The Irish defensive line showed up big again for the second game in a row, while the linebackers also put in a much stronger effort. Contain on the quarterback remains an issue (Drake Maye scrambled for 7 successful runs) but the Tar Heels ground game was anemic and put so much pressure on their passing game to be perfect.

Stuffs vs. North Carolina

Mills – 2.5
Foskey – 2
Kiser – 1.5
Liufau – 1.5
Smith – 1
Kollie – 1
Botelho – 1
Bracy – 1
Mickey – 1
Griffith – 1
Ademilola, Jus – 1
Ademilola, Jay – 0.5

North Carolina had 3 players combine for 0 successful carries while primary running back Omarion Hampton only mustered 3 successful carries and 28 total rushing yards.

As it often happens when you give up big plays, it still felt like a really inconsistent performance for Drake Maye completing just 53% of his passes and yet he finishes the game with 301 yards and 5 touchdowns passes.

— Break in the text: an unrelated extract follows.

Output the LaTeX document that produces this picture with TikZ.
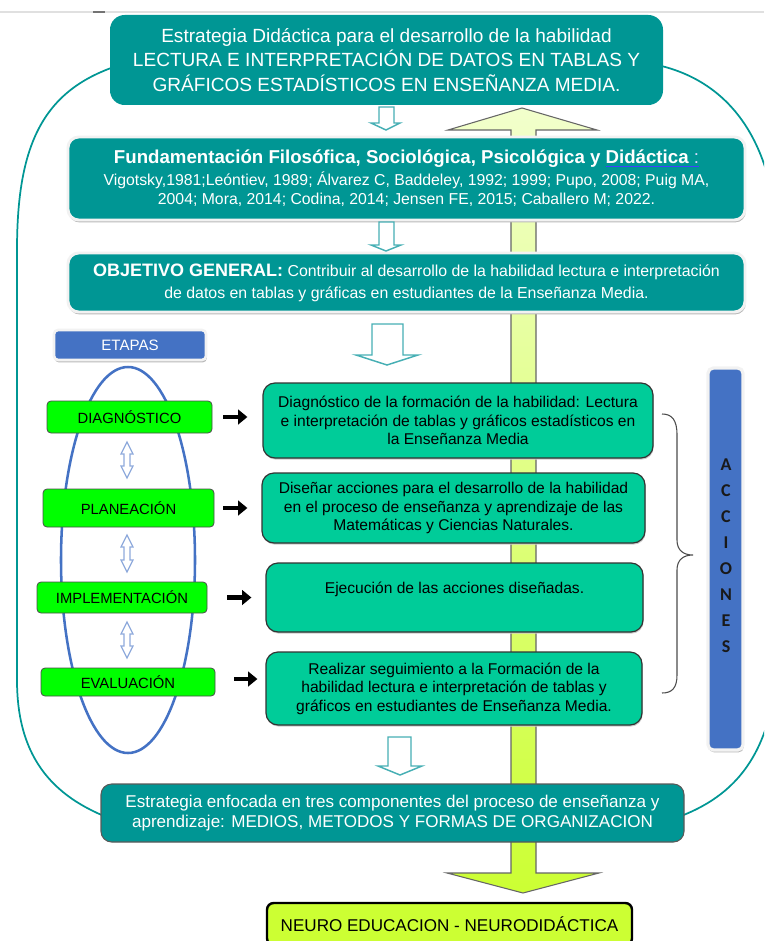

His YPA was pretty solid, however, nearly 18 yards per completion was what kept the Tar Heels in this game for a while.

Notre Dame’s secondary will definitely want a few snaps back allowing some big gains.

Final Thoughts

This was the type of performance we hoped to see from Marist Liufau every game. Maybe he just really hates rams? He’s played really well in 2 games against North Carolina.

The Estime fumble and Pyne missed 4th down sneak are a couple plays I really shouldn’t be too bothered about but they irk me. Estime (7th carry of the drive) looked absolutely gassed prior to fumbling and should’ve been subbed out.

Grupe missed a field goal, too. Arguably, the Irish should’ve dropped 60 on this sad North Carolina team.

What are North Carolina fans thinking about this program? Maye plus their skill talent should have them contending in the ACC for 2023-24 but this defense is just a huge tire fire right now and the players overall seem so undisciplined and not very tough.

The JD Bertrand targeting penalty should be overturned on review. Don’t conferences look at these calls after the fact? What can Notre Dame do as an independent? Appeal to the ACC because that’s who was officiating the game?

Drake Maye really stood out because he wore the world’s tiniest leg pads and doesn’t wear any rib pads which is probably a bad idea for how often he is going to get hit. He’s a big kid and good athlete, but also a big target.

Might want to protect your QB, maybe.

Notre Dame had 34 successful runs in the game. Thirty four! How about 35(!) first downs, too.

The Irish moved into a positive yards per play differential on the season after this game. Thanks to those big plays given up the defensive YPP actually jumped up a bit to 5.30 yards but the offense moves up 0.6 yards/play for 5.43 YPP on the season.

I remarked on Twitter during the game that it’s a shame Estime doesn’t wear No. 6 when it’s available to wear for a player on offense.

DJ Brown tweaked his hamstring and with Ramon Henderson not playing against UNC these safeties have to get healthy quickly during the bye week because there isn’t much depth to rely on back there.

Marcus Freeman announced after the game that tight end Kevin Bauman had torn his ACL. The injury to Blake Fisher was just a poke in the eye and he should be fine.

I know it was against easy competition so caveats apply. This was one of the more fun and smart game plans from Tommy Rees since he took over the coordinating duties.

Are we comfortable enough with Drew Pyne now? I think if the line offers good protection and the running game is about 60% as effective as we saw against North Carolina there can be a lot of good things for the future. Due to the run dominance there weren’t a ton of third down passing opportunities for Pyne against the Heels but he did go 5 of 7 for 51 yards with 3 conversions. Salerno, Thomas, and Mayer caught those 3 passes to move the chains.